Why construction software providers are moving toward multi-tenant subscription ERP
Construction software companies increasingly serve a fragmented market: general contractors, specialty subcontractors, developers, engineering firms, equipment operators, and regional project management groups all expect different workflows, approval models, reporting structures, and compliance controls. A single-instance deployment model may satisfy early customers, but it rarely supports scalable subscription operations, partner-led growth, or consistent customer lifecycle orchestration.
A multi-tenant subscription ERP model changes the operating equation. Instead of treating ERP as a one-off implementation, providers can deliver a cloud-native business platform that standardizes core finance, procurement, project costing, billing, workforce coordination, and document workflows while still allowing tenant-level configuration. This creates recurring revenue infrastructure rather than project-based implementation dependency.
For SysGenPro, the strategic opportunity is not just software delivery. It is enabling construction-focused digital business platforms that combine embedded ERP ecosystem capabilities, white-label deployment options, operational automation, and governance controls that can scale across direct customers, resellers, and OEM partners.
The core challenge: diverse client needs without operational fragmentation
Construction clients rarely fit a single operating model. A mid-market contractor may need job costing, subcontractor billing, retention tracking, and equipment utilization. A developer may prioritize portfolio-level cash flow visibility, milestone billing, and investor reporting. A specialty trade business may care more about field service scheduling, materials consumption, and payroll integration. If every variation becomes a custom branch of the product, the SaaS provider creates technical debt, inconsistent onboarding, and weak margin performance.
The multi-tenant architecture approach is designed to absorb this diversity without turning the platform into a services-heavy environment. Shared infrastructure, common data services, configurable workflow orchestration, role-based access, and modular feature entitlements allow the provider to support vertical SaaS operating models while preserving platform integrity.

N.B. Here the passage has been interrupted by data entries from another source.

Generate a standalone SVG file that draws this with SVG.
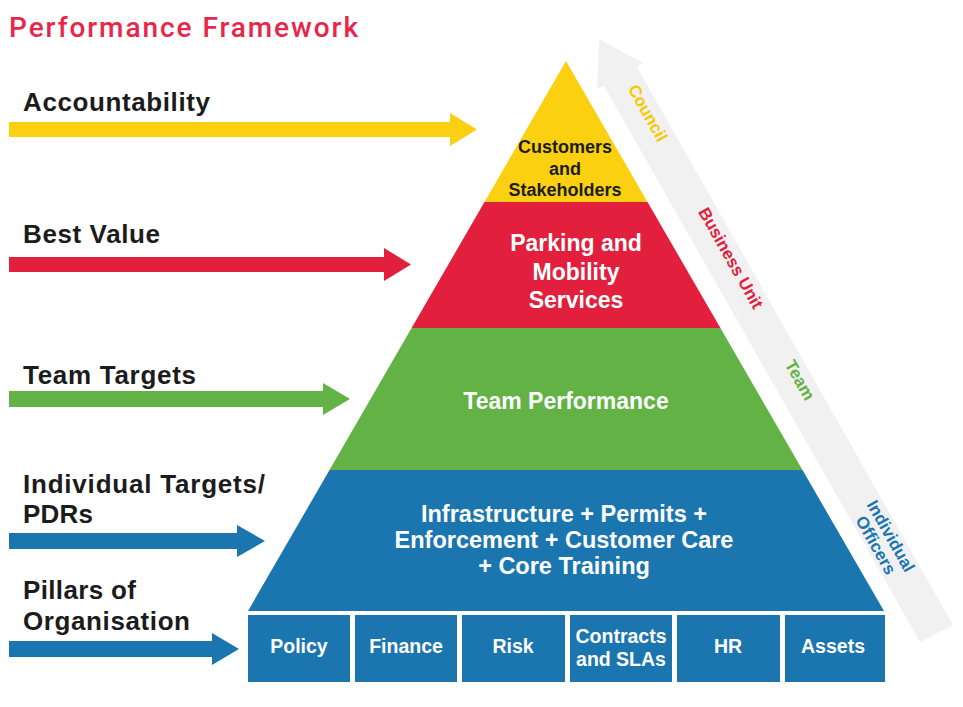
<svg xmlns="http://www.w3.org/2000/svg" width="963" height="707" viewBox="0 0 963 707">
<style>
  .lbl{font-family:"Liberation Sans",Arial,sans-serif;font-weight:bold;font-size:26px;fill:#1c1c1c}
  .tx{font-family:"Liberation Sans",Arial,sans-serif;font-weight:bold;text-anchor:middle}
  .w{fill:#ffffff}
  .pill{fill:#1b76b0}
  .side{font-family:"Liberation Sans",Arial,sans-serif;font-weight:bold;font-size:17px;text-anchor:middle}
</style>
<rect width="963" height="707" fill="#ffffff"/>
<text x="9" y="37" font-family="Roboto,'Liberation Sans',sans-serif" font-weight="500" font-size="28" fill="#e8264a" textLength="349" lengthAdjust="spacing">Performance Framework</text>

<g id="side-arrow">
  <polygon points="599,39 643,63 637,67 953,625 920,642 604,86 597,89" fill="#f1f1f1"/>
  <text class="side" fill="#f5c900" transform="translate(648,113) rotate(60.5)" y="6">Council</text>
  <text class="side" fill="#e21f3d" transform="translate(731,258) rotate(60.5)" y="6">Business Unit</text>
  <text class="side" fill="#62b245" transform="translate(800,380) rotate(60.5)" y="6">Team</text>
  <text class="side" fill="#1b76b0" transform="translate(891,536) rotate(60.5)" y="6">Individual</text>
  <text class="side" fill="#1b76b0" transform="translate(876,545) rotate(60.5)" y="6">Officers</text>
</g>

<g id="connectors">
  <polygon points="9,122 450,122 450,113 477,129.5 450,146 450,137 9,137" fill="#fbd011"/>
  <polygon points="9,257 384,257 384,248 411,264.5 384,281 384,272 9,272" fill="#e21f3d"/>
  <polygon points="9,391 323,391 323,383 350,399 323,415 323,407 9,407" fill="#62b245"/>
  <polygon points="9,533 237,533 237,525 265,541 237,557 237,549 9,549" fill="#1b76b0"/>
  <polygon points="9,641 212,641 212,633 239,649 212,665 212,657 9,657" fill="#1b76b0"/>
</g>

<g id="label-accountability"><text class="lbl" x="23" y="111" textLength="187" lengthAdjust="spacing">Accountability</text></g>
<g id="label-best-value"><text class="lbl" x="23" y="243" textLength="137" lengthAdjust="spacing">Best Value</text></g>
<g id="label-team-targets"><text class="lbl" x="23" y="384" textLength="173" lengthAdjust="spacing">Team Targets</text></g>
<g id="label-individual"><text class="lbl" x="23" y="493" textLength="242" lengthAdjust="spacing">Individual Targets/</text><text class="lbl" x="23" y="523" textLength="70" lengthAdjust="spacing">PDRs</text></g>
<g id="label-pillars"><text class="lbl" x="23" y="599" textLength="113" lengthAdjust="spacing">Pillars of</text><text class="lbl" x="23" y="630" textLength="167" lengthAdjust="spacing">Organisation</text></g>

<g id="tier-customers">
  <polygon points="566,61 647.5,202 484.5,202" fill="#fbd011"/>
  <text class="tx" font-size="18" fill="#1c1c1c" x="565" y="153">Customers</text>
  <text class="tx" font-size="18" fill="#1c1c1c" x="565" y="175">and</text>
  <text class="tx" font-size="18" fill="#1c1c1c" x="565" y="196">Stakeholders</text>
</g>
<g id="tier-parking">
  <polygon points="484.5,202 647.5,202 720.4,328 411.6,328" fill="#e21f3d"/>
  <text class="tx w" font-size="23" x="576" y="251">Parking and</text>
  <text class="tx w" font-size="23" x="576" y="280">Mobility</text>
  <text class="tx w" font-size="23" x="576" y="308">Services</text>
</g>
<g id="tier-team">
  <polygon points="411.6,328 720.4,328 802.5,470 329.5,470" fill="#62b245"/>
  <text class="tx w" font-size="23" x="566" y="409">Team Performance</text>
</g>
<g id="tier-individual">
  <polygon points="329.5,470 802.5,470 884,611 248,611" fill="#1b76b0"/>
  <text class="tx w" font-size="23.5" x="564" y="522">Infrastructure + Permits +</text>
  <text class="tx w" font-size="23.5" x="564" y="548">Enforcement + Customer Care</text>
  <text class="tx w" font-size="23.5" x="564" y="574">+ Core Training</text>
</g>

<g id="pillar-policy"><rect class="pill" x="248" y="615" width="102" height="67"/><text class="tx w" font-size="19.5" x="299" y="653">Policy</text></g>
<g id="pillar-finance"><rect class="pill" x="355" y="615" width="102" height="67"/><text class="tx w" font-size="19.5" x="406" y="653">Finance</text></g>
<g id="pillar-risk"><rect class="pill" x="462" y="615" width="103" height="67"/><text class="tx w" font-size="19.5" x="513" y="653">Risk</text></g>
<g id="pillar-contracts"><rect class="pill" x="570" y="615" width="102" height="67"/><text class="tx w" font-size="19.5" x="621" y="643">Contracts</text><text class="tx w" font-size="19.5" x="621" y="666">and SLAs</text></g>
<g id="pillar-hr"><rect class="pill" x="677" y="615" width="103" height="67"/><text class="tx w" font-size="19.5" x="728" y="653">HR</text></g>
<g id="pillar-assets"><rect class="pill" x="785" y="615" width="100" height="67"/><text class="tx w" font-size="19.5" x="833" y="653">Assets</text></g>
</svg>
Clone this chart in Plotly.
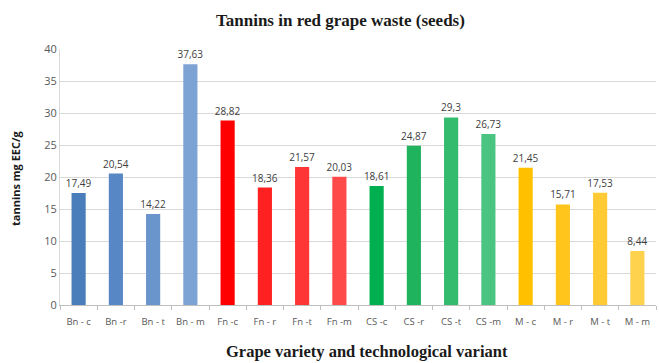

This matters commercially as much as technically. When tenant delivery is standardized, subscription packaging becomes clearer, implementation timelines become more predictable, and customer success teams gain better visibility into adoption, usage, and renewal risk. That directly improves recurring revenue stability.

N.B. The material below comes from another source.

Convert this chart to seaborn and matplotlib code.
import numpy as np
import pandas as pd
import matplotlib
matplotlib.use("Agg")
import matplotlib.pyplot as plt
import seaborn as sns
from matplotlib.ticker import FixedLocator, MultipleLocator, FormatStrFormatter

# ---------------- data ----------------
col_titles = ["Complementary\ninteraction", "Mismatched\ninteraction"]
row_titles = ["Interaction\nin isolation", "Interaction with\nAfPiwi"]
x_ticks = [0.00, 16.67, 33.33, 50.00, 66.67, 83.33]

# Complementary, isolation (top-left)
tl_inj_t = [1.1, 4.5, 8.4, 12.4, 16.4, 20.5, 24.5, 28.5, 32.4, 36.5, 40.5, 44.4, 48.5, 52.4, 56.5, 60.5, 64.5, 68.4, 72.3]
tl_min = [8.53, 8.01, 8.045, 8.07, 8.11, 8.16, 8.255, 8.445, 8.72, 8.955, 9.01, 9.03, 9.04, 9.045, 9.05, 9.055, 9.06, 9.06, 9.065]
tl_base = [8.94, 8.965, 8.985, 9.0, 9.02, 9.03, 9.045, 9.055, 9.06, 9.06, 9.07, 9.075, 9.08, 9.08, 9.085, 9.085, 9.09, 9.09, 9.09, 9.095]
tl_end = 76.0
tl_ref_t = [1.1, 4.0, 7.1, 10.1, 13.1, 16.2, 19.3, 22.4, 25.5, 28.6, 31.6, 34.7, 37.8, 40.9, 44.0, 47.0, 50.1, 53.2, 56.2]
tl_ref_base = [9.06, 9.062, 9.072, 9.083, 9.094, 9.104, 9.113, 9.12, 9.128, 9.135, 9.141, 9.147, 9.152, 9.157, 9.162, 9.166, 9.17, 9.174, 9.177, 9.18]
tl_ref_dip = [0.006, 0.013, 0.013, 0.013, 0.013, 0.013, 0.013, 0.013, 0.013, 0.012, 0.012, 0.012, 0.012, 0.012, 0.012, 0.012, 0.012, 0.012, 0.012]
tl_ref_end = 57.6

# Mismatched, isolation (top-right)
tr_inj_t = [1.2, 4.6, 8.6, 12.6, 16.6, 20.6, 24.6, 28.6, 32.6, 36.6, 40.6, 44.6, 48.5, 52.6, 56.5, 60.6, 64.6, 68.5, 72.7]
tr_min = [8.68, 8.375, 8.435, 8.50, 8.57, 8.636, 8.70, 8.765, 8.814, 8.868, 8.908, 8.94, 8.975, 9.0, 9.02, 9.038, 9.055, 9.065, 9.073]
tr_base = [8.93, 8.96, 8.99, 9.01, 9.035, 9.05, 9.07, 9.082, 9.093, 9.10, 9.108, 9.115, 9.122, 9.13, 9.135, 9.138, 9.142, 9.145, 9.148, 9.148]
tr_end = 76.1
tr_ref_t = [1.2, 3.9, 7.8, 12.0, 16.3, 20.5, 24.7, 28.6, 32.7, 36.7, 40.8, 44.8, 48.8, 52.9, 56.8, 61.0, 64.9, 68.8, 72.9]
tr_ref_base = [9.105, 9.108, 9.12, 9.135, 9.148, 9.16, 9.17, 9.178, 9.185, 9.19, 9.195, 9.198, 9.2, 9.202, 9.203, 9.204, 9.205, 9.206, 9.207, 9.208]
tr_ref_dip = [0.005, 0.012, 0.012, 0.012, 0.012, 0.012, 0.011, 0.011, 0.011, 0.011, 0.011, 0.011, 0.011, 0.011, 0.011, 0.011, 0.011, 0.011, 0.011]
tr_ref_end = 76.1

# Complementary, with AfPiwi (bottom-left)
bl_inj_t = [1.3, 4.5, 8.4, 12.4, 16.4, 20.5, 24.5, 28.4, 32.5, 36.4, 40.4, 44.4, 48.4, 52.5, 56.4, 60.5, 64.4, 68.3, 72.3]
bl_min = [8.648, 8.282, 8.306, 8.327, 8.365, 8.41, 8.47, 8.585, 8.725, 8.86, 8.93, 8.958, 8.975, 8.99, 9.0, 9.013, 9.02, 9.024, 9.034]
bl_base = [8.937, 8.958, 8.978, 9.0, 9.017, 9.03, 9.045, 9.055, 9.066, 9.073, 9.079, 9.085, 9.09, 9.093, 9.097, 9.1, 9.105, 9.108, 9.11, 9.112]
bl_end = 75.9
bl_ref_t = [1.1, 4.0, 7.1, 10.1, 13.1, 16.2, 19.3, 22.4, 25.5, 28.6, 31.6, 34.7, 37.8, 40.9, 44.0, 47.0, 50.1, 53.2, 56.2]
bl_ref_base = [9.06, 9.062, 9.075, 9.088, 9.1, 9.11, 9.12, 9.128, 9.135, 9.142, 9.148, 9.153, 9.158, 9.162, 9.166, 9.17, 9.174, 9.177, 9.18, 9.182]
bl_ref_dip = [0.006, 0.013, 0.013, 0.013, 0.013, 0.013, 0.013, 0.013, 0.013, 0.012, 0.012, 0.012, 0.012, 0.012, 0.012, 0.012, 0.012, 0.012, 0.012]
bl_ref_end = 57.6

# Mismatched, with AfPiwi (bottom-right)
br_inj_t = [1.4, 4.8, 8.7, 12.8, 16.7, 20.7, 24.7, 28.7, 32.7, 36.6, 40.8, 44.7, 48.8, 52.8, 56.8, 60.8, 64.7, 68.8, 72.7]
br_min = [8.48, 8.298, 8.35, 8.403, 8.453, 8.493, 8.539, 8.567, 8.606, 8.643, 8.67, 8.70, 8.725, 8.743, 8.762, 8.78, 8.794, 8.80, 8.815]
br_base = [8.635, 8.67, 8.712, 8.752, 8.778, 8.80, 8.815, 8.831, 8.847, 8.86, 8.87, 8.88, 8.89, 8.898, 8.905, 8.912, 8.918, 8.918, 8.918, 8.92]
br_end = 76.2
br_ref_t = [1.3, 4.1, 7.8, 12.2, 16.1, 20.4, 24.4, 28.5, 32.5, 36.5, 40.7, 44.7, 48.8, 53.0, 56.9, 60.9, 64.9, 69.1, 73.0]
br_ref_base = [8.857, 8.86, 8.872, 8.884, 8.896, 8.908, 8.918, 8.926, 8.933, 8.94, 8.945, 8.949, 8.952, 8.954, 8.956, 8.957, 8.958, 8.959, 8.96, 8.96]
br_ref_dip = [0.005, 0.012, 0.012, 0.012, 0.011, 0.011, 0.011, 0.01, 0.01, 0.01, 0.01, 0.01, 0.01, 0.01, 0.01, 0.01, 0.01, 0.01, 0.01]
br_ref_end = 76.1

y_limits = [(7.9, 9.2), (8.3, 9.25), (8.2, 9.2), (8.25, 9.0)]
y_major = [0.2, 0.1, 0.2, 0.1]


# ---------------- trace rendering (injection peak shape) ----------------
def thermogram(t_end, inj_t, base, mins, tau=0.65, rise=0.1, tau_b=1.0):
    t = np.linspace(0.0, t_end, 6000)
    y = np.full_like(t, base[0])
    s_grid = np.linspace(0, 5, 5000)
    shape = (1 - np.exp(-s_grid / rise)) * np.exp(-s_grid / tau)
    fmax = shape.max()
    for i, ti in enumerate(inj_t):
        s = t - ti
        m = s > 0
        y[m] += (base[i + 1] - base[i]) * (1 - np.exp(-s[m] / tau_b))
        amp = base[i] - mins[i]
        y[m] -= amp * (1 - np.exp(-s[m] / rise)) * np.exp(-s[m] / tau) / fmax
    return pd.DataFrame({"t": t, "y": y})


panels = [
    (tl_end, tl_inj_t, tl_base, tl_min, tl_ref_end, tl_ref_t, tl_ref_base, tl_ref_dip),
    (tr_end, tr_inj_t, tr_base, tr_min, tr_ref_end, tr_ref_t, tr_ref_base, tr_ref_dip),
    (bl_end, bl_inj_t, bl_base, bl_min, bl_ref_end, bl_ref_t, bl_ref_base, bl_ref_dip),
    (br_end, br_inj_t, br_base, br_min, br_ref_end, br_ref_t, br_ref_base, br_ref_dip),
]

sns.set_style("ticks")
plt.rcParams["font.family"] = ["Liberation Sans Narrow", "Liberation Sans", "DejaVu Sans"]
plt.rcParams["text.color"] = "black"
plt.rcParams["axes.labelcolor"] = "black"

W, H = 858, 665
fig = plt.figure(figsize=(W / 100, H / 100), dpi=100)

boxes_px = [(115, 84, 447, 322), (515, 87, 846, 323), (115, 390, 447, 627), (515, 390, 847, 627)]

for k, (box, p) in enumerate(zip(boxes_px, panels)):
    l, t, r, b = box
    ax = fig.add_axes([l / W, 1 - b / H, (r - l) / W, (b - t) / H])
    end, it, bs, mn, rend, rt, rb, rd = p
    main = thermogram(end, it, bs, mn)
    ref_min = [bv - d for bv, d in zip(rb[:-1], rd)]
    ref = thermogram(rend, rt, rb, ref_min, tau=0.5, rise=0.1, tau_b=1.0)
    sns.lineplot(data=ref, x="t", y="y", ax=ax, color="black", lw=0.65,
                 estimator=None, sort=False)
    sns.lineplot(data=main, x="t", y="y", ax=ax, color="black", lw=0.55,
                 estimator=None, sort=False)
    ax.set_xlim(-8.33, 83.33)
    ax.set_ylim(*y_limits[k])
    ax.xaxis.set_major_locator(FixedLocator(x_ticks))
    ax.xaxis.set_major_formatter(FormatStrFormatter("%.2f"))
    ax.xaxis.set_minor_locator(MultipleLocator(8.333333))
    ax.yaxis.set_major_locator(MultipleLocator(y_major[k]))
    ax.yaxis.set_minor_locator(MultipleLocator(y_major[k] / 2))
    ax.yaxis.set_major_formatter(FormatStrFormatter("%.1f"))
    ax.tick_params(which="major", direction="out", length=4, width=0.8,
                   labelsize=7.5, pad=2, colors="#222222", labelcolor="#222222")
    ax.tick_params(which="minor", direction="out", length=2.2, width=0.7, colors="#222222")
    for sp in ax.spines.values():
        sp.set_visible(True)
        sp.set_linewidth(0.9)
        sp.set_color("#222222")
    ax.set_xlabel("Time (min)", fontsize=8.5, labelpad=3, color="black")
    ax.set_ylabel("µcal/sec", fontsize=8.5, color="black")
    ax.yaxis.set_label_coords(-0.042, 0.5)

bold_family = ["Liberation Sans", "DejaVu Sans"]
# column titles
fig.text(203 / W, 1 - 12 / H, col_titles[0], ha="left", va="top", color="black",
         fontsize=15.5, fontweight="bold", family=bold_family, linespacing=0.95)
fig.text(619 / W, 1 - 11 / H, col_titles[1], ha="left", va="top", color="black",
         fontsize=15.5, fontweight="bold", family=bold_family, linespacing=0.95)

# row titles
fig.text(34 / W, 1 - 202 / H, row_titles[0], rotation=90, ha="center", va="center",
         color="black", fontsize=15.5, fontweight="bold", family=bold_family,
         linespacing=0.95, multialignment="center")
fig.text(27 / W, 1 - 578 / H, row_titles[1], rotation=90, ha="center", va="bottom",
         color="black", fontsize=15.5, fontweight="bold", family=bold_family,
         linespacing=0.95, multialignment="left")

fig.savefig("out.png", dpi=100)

| Construction client type | Typical ERP priority | Platform requirement | SaaS risk if unmanaged |
|---|---|---|---|
| General contractor | Project costing and subcontract controls | Configurable job workflows and approval chains | Custom deployment sprawl |
| Developer | Portfolio finance and milestone billing | Multi-entity reporting and cash flow visibility | Reporting inconsistency |
| Specialty subcontractor | Field execution and materials tracking | Mobile workflows and lean onboarding | Low adoption and churn |
| Regional construction group | Standardization across subsidiaries | Tenant isolation with shared governance | Operational fragmentation |
What a multi-tenant subscription ERP architecture should include
In construction software, multi-tenant architecture should not mean a generic shared database with superficial branding. It should mean a governed enterprise SaaS infrastructure that supports tenant isolation, configurable business rules, extensible data models, secure integrations, and subscription-aware provisioning. The architecture must support both operational consistency and industry-specific flexibility.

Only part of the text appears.